This website provides an overview of existing and developing micro electricity grids in the European Union.


A microgrid is a decentralised grid which can disconnect from the main electricity grid and structure it into ‘local sub-grids that manage their power and energy balancing.’[1] The three main benefits of microgrids relate to (1) energy security, (2) economic profits, and (3) the integration of renewable energy sources. Firstly, energy security can be increased due to the microgrid’s ability to island itself from the main electricity network. Islanding means that it can function independently from the main network. Secondly, economic profits are incurred by infrastructure cost savings, fuel savings, and ancillary services that can be offered by the microgrid. Those services typically include frequency control support, voltage control support, congestion management, and black start services.[2] Thirdly, microgrids can help to reduce greenhouse gases by increasing the share of renewables in the electricity sector at a local level.

                                                                                                                    Image  Ⓒ Berkeley Lab

Mapping Microgrids

In the EU, various Member States have implemented microgrids to test the system, but there is no complete and easily accessible overview that shows how many microgrids currently exist and how many are under construction. This website aims to provide such an overview by mapping existing and developing micro electricity grids in Europe. Electricity systems are classified as microgrids if they fulfil the following criteria as identified in the academic literature: (1) The system has islanded and grid-connected functionalities, (2) the system has defined boundaries, and (3) the system has a control entity that is able to manage the energy resources along the loads.[3]

Microgrid Research

The research on microgrids related to this website is part of a PhD project which assesses the regulation of microgrids from a law and economics perspective. The central question of this PhD research is: How should microgrids be regulated in the EU in a way that minimises transaction costs to make an effective and efficient contribution to the energy transition?

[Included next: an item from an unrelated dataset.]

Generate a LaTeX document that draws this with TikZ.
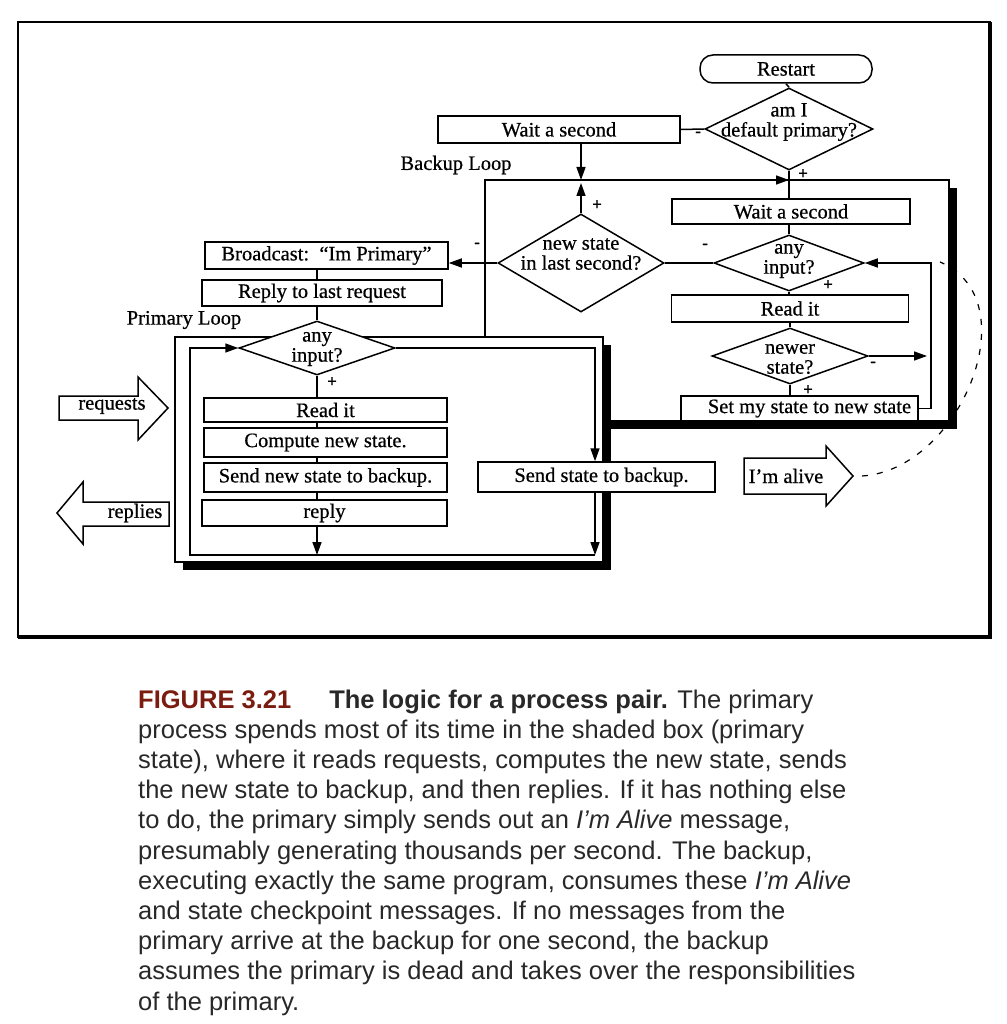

As part of the European Green Deal, the EU aims to be climate neutral by 2050: net emissions of greenhouse gases released into the atmosphere by that time should be zero.[6] This is only achievable if all actors responsible for emitting greenhouse gases act towards this aim, including electricity consumers. The aging centralised electricity network has difficulties to facilitate the required technical innovation of the grid and to effectively integrate renewable energy sources. By promoting the use of decentralised electricity systems, such as micro electricity grids, electricity users can more actively participate in the electricity market and contribute to the energy transition.

Microgrids are small-scale decentralised electricity systems which, among other things, can help to manage the efficient integration of renewable energy. This can help to increase the share of renewable energy in the electricity mix. Furthermore, within a microgrid, electricity consumers are encouraged to participate in the energy market, as a microgrid allows consumers (buyers) and producers (sellers) to engage in electricity transactions. Such transactions lead to mutual welfare gains only if their transaction costs do not outweigh their benefits. However, transaction costs are to a large extent determined by the legal framework, which is currently not existing in the EU. As a result, transaction costs increase due to uncertainty.  


[1]Pinto et al, ‘Power Sharing in Island Microgrids’ [2021] Front. Energy Res.

[2] Hirsch et al, ‘Microgrids: A review of technologies, key drivers, and outstanding issues’ [2018] Renewable and Sustainable Energy Reviews 402.

[3] Miguel Carpintero-Rentería et al, ‘Microgrids Literature Review though a Layers Structure’ [2019] Energies.

[4] European Commission, ‘Communication from the Commission to the European Parliament, the European Council, the Council, the European Economic and Social Committee and the Committee of the Regions - The European Green Deal’ (COM (2019) 640 final, 11.12.2019).